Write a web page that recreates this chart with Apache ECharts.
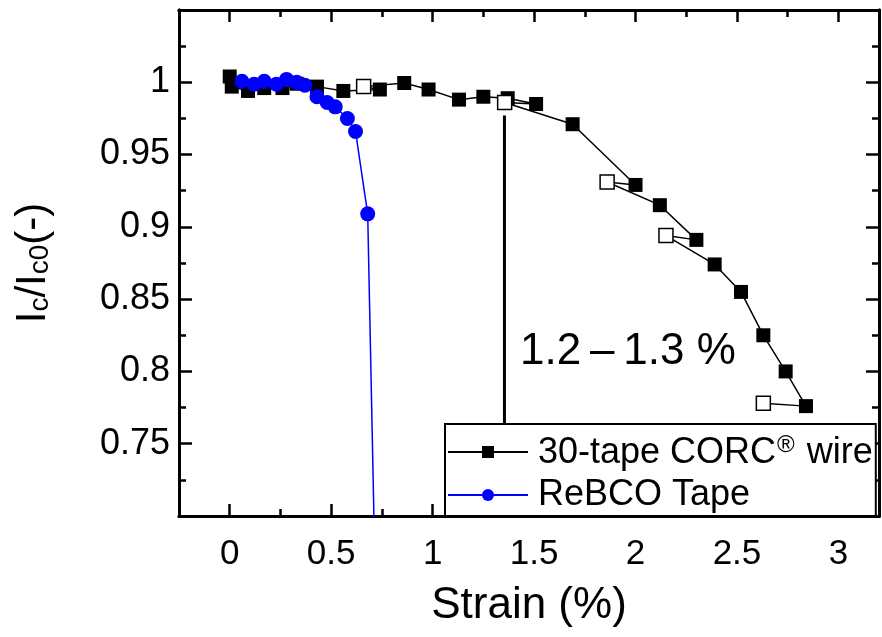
<!DOCTYPE html>
<html>
<head>
<meta charset="utf-8">
<script src="https://cdn.jsdelivr.net/npm/echarts@6/dist/echarts.min.js"></script>
<style>html,body{margin:0;padding:0;background:#fff}#c{width:882px;height:637px}</style>
</head>
<body>
<div id="c"></div>
<script>
// CORC wire data in measurement order (open = unloaded measurement)
const corcStrain = [0, 0.01, 0.09, 0.17, 0.26, 0.33, 0.43, 0.56, 0.74, 0.66, 0.86, 0.98, 1.13, 1.25, 1.37, 1.51, 1.355, 1.69, 2.0, 1.86, 2.12, 2.30, 2.15, 2.39, 2.52, 2.63, 2.74, 2.84, 2.63];
const corcIc     = [1.004, 0.997, 0.994, 0.996, 0.996, 0.999, 0.997, 0.994, 0.995, 0.997, 0.9995, 0.995, 0.988, 0.990, 0.989, 0.985, 0.986, 0.971, 0.929, 0.931, 0.915, 0.891, 0.894, 0.874, 0.855, 0.825, 0.800, 0.776, 0.778];
const corcOpen   = [0, 0, 0, 0, 0, 0, 0, 0, 0, 1, 0, 0, 0, 0, 0, 0, 1, 0, 0, 1, 0, 0, 1, 0, 0, 0, 0, 0, 1];
// ReBCO tape data
const tapeStrain = [0.06, 0.12, 0.17, 0.23, 0.28, 0.33, 0.37, 0.43, 0.48, 0.52, 0.58, 0.62, 0.68, 0.74];
const tapeIc     = [1.0007, 0.9986, 1.0007, 0.9986, 1.002, 1.000, 0.998, 0.990, 0.986, 0.983, 0.975, 0.966, 0.909, 0.50];
// Annotation line
const annotStrain = [1.354, 1.354];
const annotIc = [0.977, 0.74];
const annotText = '1.2\u2009–\u20091.3 %';
// Axis ticks
const xMajor = [0, 0.5, 1, 1.5, 2, 2.5, 3];
const xMinor = [0.25, 0.75, 1.25, 1.75, 2.25, 2.75];
const yMajor = [0.75, 0.8, 0.85, 0.9, 0.95, 1.0];
const yMinor = [0.725, 0.775, 0.825, 0.875, 0.925, 0.975, 1.025];
const xRange = [-0.25, 3.2];
const yRange = [0.70, 1.05];

const FONT = 'Liberation Sans';
const chart = echarts.init(document.getElementById('c'), null, {renderer: 'canvas'});

function xAx(pos, ticks, len, labels, extra) {
  return Object.assign({
    type: 'value', position: pos, min: xRange[0], max: xRange[1],
    axisLine: {show: true, onZero: false, lineStyle: {color: '#000', width: 3}},
    axisTick: {show: true, inside: true, length: len, customValues: ticks, lineStyle: {color: '#000', width: 2.5}},
    axisLabel: labels ? {show: true, customValues: ticks, color: '#000', fontFamily: FONT, fontSize: 35, lineHeight: 40, margin: 18} : {show: false},
    splitLine: {show: false}
  }, extra || {});
}
function yAx(pos, ticks, len, labels, extra) {
  return Object.assign({
    type: 'value', position: pos, min: yRange[0], max: yRange[1],
    axisLine: {show: true, onZero: false, lineStyle: {color: '#000', width: 3}},
    axisTick: {show: true, inside: true, length: len, customValues: ticks, lineStyle: {color: '#000', width: 2.5}},
    axisLabel: labels ? {show: true, customValues: ticks, color: '#000', fontFamily: FONT, fontSize: 36, margin: 9,
      formatter: v => String(+v.toFixed(3))} : {show: false},
    splitLine: {show: false}
  }, extra || {});
}

const corcData = corcStrain.map((x, i) => corcOpen[i]
  ? {value: [x, corcIc[i]], itemStyle: {color: '#fff', borderColor: '#000', borderWidth: 1.5}}
  : {value: [x, corcIc[i]]});

chart.setOption({
  animation: false,
  backgroundColor: '#fff',
  textStyle: {fontFamily: FONT},
  grid: {left: 179, right: 3, top: 10, bottom: 115, containLabel: false},
  xAxis: [
    xAx('bottom', xMajor, 12, true, {name: 'Strain (%)', nameLocation: 'middle', nameGap: 64,
      nameTextStyle: {color: '#000', fontFamily: FONT, fontSize: 44, lineHeight: 52}}),
    xAx('bottom', xMinor, 7, false),
    xAx('top', xMajor, 12, false),
    xAx('top', xMinor, 7, false)
  ],
  yAxis: [
    yAx('left', yMajor, 13, true, {name: '{m|I}{s|c}{m|/I}{s|c0}{m|(-)}', nameLocation: 'middle', nameRotate: 90, nameGap: 125,
      nameTextStyle: {color: '#000', fontFamily: FONT, rich: {
        m: {fontSize: 42, lineHeight: 50, verticalAlign: 'bottom', fontFamily: FONT, color: '#000'},
        s: {fontSize: 28, lineHeight: 18, verticalAlign: 'bottom', fontFamily: FONT, color: '#000'}
      }}}),
    yAx('left', yMinor, 7, false),
    yAx('right', yMajor, 13, false),
    yAx('right', yMinor, 7, false)
  ],
  legend: {
    data: ['30-tape CORC® wire', 'ReBCO Tape'],
    orient: 'vertical', left: 445, top: 424,
    padding: [9, 3, 2, 2], itemGap: 5, itemWidth: 80, itemHeight: 15,
    backgroundColor: '#fff', borderColor: '#000', borderWidth: 2,
    textStyle: {color: '#000', fontFamily: FONT, fontSize: 36, lineHeight: 38, padding: [0, 0, 0, 5],
      rich: {
        t: {fontSize: 36, lineHeight: 38, fontFamily: FONT, color: '#000', verticalAlign: 'bottom'},
        r: {fontSize: 24, lineHeight: 24, fontFamily: FONT, color: '#000', verticalAlign: 'top', padding: [0, 2, 0, 1]}
      }},
    formatter: n => n === '30-tape CORC® wire' ? '{t|30-tape CORC}{r|®}{t| wire}' : n,
    z: 10
  },
  series: [
    {
      name: 'annot', type: 'line', xAxisIndex: 0, yAxisIndex: 0,
      data: annotStrain.map((x, i) => [x, annotIc[i]]),
      symbol: 'none', lineStyle: {color: '#000', width: 3}, silent: true, z: 1
    },
    {
      name: '30-tape CORC® wire', type: 'line', xAxisIndex: 0, yAxisIndex: 0,
      data: corcData, symbol: 'rect', symbolSize: 14, showAllSymbol: true,
      itemStyle: {color: '#000'}, lineStyle: {color: '#000', width: 1.5}, z: 3
    },
    {
      name: 'ReBCO Tape', type: 'line', xAxisIndex: 0, yAxisIndex: 0,
      data: tapeStrain.map((x, i) => [x, tapeIc[i]]), symbol: 'circle', symbolSize: 15, showAllSymbol: true,
      itemStyle: {color: '#0000ff'}, lineStyle: {color: '#0000ff', width: 1.5}, z: 4, clip: true
    }
  ],
  graphic: [{
    type: 'text', left: 520, top: 330, z: 5,
    style: {text: annotText, fontFamily: FONT, fontSize: 44, fill: '#000'}
  }]
});
</script>
</body>
</html>
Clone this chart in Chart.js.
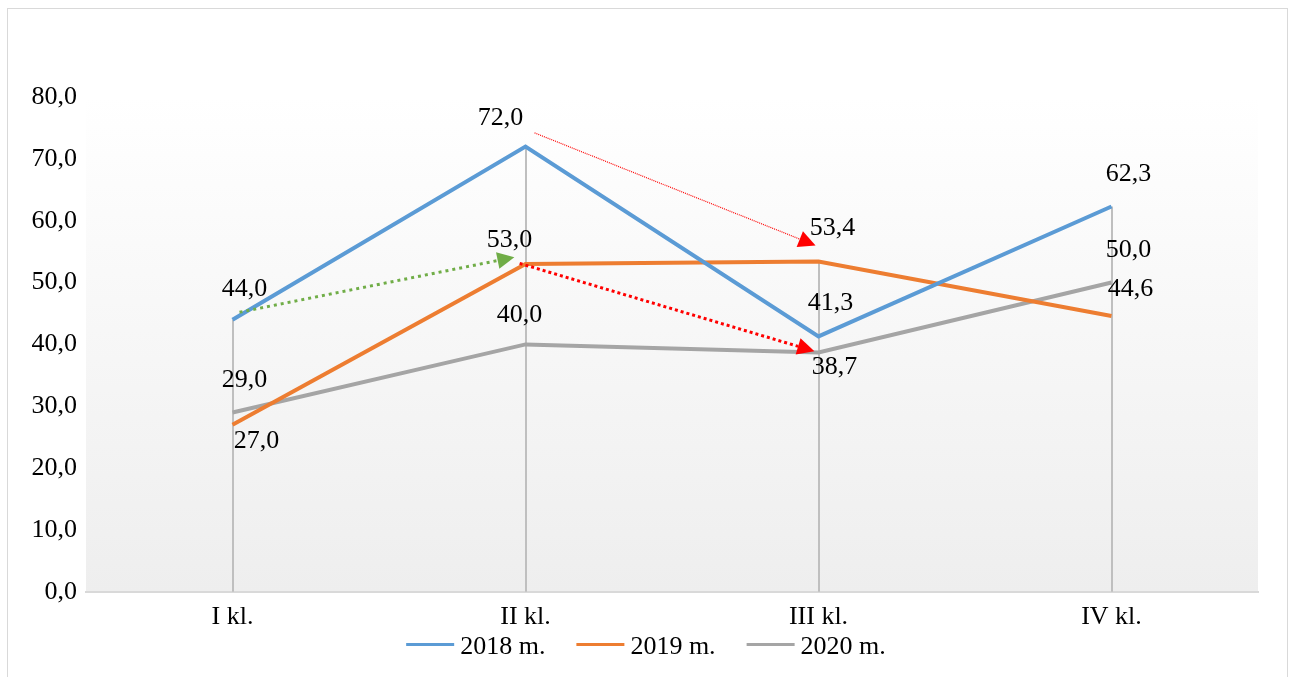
<!DOCTYPE html>
<html>
<head>
<meta charset="utf-8">
<script src="https://cdn.jsdelivr.net/npm/chart.js@4.4.0/dist/chart.umd.min.js"></script>
<style>
  html, body { margin: 0; padding: 0; background: #fff; }
  #wrap { position: relative; width: 1292px; height: 677px; overflow: hidden; }
  #frame { position: absolute; left: 7px; top: 8px; width: 1279px; height: 720px; border: 1px solid #d9d9d9; }
  canvas { position: absolute; left: 0; top: 0; }
</style>
</head>
<body>
<div id="wrap">
  <div id="frame"></div>
  <canvas id="Linegraph" width="1292" height="677"></canvas>
</div>
<script>
const categories = ['I kl.', 'II kl.', 'III kl.', 'IV kl.'];
const values2018 = [44.0, 72.0, 41.3, 62.3];
const values2019 = [27.0, 53.0, 53.4, 44.6];
const values2020 = [29.0, 40.0, 38.7, 50.0];
const yTicks = [0, 10, 20, 30, 40, 50, 60, 70, 80];

// where each value label sits relative to its point (px)
const labelOffsets = [
  [[12, -30], [-25, -28], [12, -33], [17, -32]],
  [[24, 16], [-16, -24], [14, -33], [19, -27]],
  [[12, -32], [-6, -29], [16, 15], [17, -32]]
];

// arrows drawn over the chart, in category index / value units
const arrows = [
  { from: [0.024, 45.2], to: [0.962, 54.1], color: '#70ad47', width: 3, dash: [3, 4], head: 17 },
  { from: [0.980, 53.1], to: [1.986, 38.9], color: '#ff0000', width: 3, dash: [3, 3], head: 17 },
  { from: [1.031, 74.2], to: [1.990, 56.0], color: '#ff0000', width: 1.2, dash: [1, 1], head: 17 }
];

const fmt = v => v.toFixed(1).replace('.', ',');
const font = { family: '"Liberation Serif", "Times New Roman", serif', size: 26 };

const extras = {
  id: 'extras',
  beforeDraw(chart) {
    const { ctx, chartArea: a } = chart;
    const g = ctx.createLinearGradient(0, a.top, 0, a.bottom);
    g.addColorStop(0, '#ffffff');
    g.addColorStop(1, '#eeeeee');
    ctx.save();
    ctx.fillStyle = g;
    ctx.fillRect(a.left, a.top, a.right - a.left, a.bottom - a.top);
    ctx.restore();
  },
  beforeDatasetsDraw(chart) {
    const { ctx, scales: { x, y } } = chart;
    ctx.save();
    ctx.strokeStyle = '#bfbfbf';
    ctx.lineWidth = 2;
    categories.forEach((c, i) => {
      const top = Math.max(values2018[i], values2019[i], values2020[i]);
      const px = Math.round(x.getPixelForValue(i));
      ctx.beginPath();
      ctx.moveTo(px, y.getPixelForValue(top));
      ctx.lineTo(px, y.getPixelForValue(0));
      ctx.stroke();
    });
    ctx.restore();
  },
  afterDatasetsDraw(chart) {
    const { ctx, scales: { x, y } } = chart;
    ctx.save();
    ctx.fillStyle = '#000';
    ctx.font = font.size + 'px ' + font.family;
    ctx.textAlign = 'center';
    ctx.textBaseline = 'middle';
    chart.data.datasets.forEach((ds, d) => {
      ds.data.forEach((v, i) => {
        const off = labelOffsets[d][i];
        ctx.fillText(fmt(v), x.getPixelForValue(i) + off[0], y.getPixelForValue(v) + off[1]);
      });
    });

    arrows.forEach(a => {
      const x0 = x.getPixelForValue(a.from[0]), y0 = y.getPixelForValue(a.from[1]);
      const x1 = x.getPixelForValue(a.to[0]), y1 = y.getPixelForValue(a.to[1]);
      const ang = Math.atan2(y1 - y0, x1 - x0);
      const bx = x1 - Math.cos(ang) * a.head, by = y1 - Math.sin(ang) * a.head;
      ctx.strokeStyle = a.color;
      ctx.fillStyle = a.color;
      ctx.lineWidth = a.width;
      ctx.setLineDash(a.dash);
      ctx.beginPath();
      ctx.moveTo(x0, y0);
      ctx.lineTo(bx, by);
      ctx.stroke();
      ctx.setLineDash([]);
      const hw = a.head * 0.5;
      ctx.beginPath();
      ctx.moveTo(x1, y1);
      ctx.lineTo(bx + Math.sin(ang) * hw, by - Math.cos(ang) * hw);
      ctx.lineTo(bx - Math.sin(ang) * hw, by + Math.cos(ang) * hw);
      ctx.closePath();
      ctx.fill();
    });
    ctx.restore();
  },
  afterDraw(chart) {
    // legend row: short line sample + series name, centred under the chart
    const { ctx } = chart;
    const sample = 48, gap = 6, spacing = 31, cy = 646;
    ctx.save();
    ctx.font = font.size + 'px ' + font.family;
    ctx.textBaseline = 'middle';
    ctx.textAlign = 'left';
    const items = chart.data.datasets.map(ds => ({ ds, w: sample + gap + ctx.measureText(ds.label).width }));
    const total = items.reduce((s, it) => s + it.w, 0) + spacing * (items.length - 1);
    let cx = chart.width / 2 - total / 2;
    items.forEach(it => {
      ctx.fillStyle = it.ds.borderColor;
      ctx.fillRect(cx, cy - 3, sample, 3);
      ctx.fillStyle = '#000';
      ctx.fillText(it.ds.label, cx + sample + gap, cy + 1);
      cx += it.w + spacing;
    });
    ctx.restore();
  }
};

const ctx = document.getElementById('Linegraph');

new Chart(ctx, {
  type: 'line',
  data: {
    labels: categories,
    datasets: [
      { label: '2018 m.', data: values2018, borderColor: '#5b9bd5', backgroundColor: '#5b9bd5' },
      { label: '2019 m.', data: values2019, borderColor: '#ed7d31', backgroundColor: '#ed7d31' },
      { label: '2020 m.', data: values2020, borderColor: '#a5a5a5', backgroundColor: '#a5a5a5' }
    ]
  },
  options: {
    responsive: false,
    animation: false,
    elements: {
      line: { borderWidth: 4, tension: 0, borderCapStyle: 'butt' },
      point: { radius: 0, hoverRadius: 0 }
    },
    layout: { padding: { left: 0, top: 97, right: 34, bottom: 34 } },
    scales: {
      x: {
        offset: true,
        grid: { display: false, drawTicks: false },
        border: { display: true, color: '#d9d9d9', width: 2 },
        ticks: { color: '#000', font: font, padding: 10, maxRotation: 0 }
      },
      y: {
        min: 0,
        max: 80,
        afterBuildTicks(s) { s.ticks = yTicks.map(v => ({ value: v })); },
        grid: { display: false, drawTicks: false },
        border: { display: false },
        ticks: { color: '#000', font: font, padding: 9, callback: v => fmt(v) },
        afterFit(s) { s.width = 86; }
      }
    },
    plugins: {
      legend: { display: false },
      tooltip: { enabled: false }
    }
  },
  plugins: [extras]
});
</script>
</body>
</html>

_Given problem_
Search the listing for the string "this". Copy each line where it turns up.

_Task solution_
Write a web page that recreates this chart with Apache ECharts.
Clone this chart in Chart.js.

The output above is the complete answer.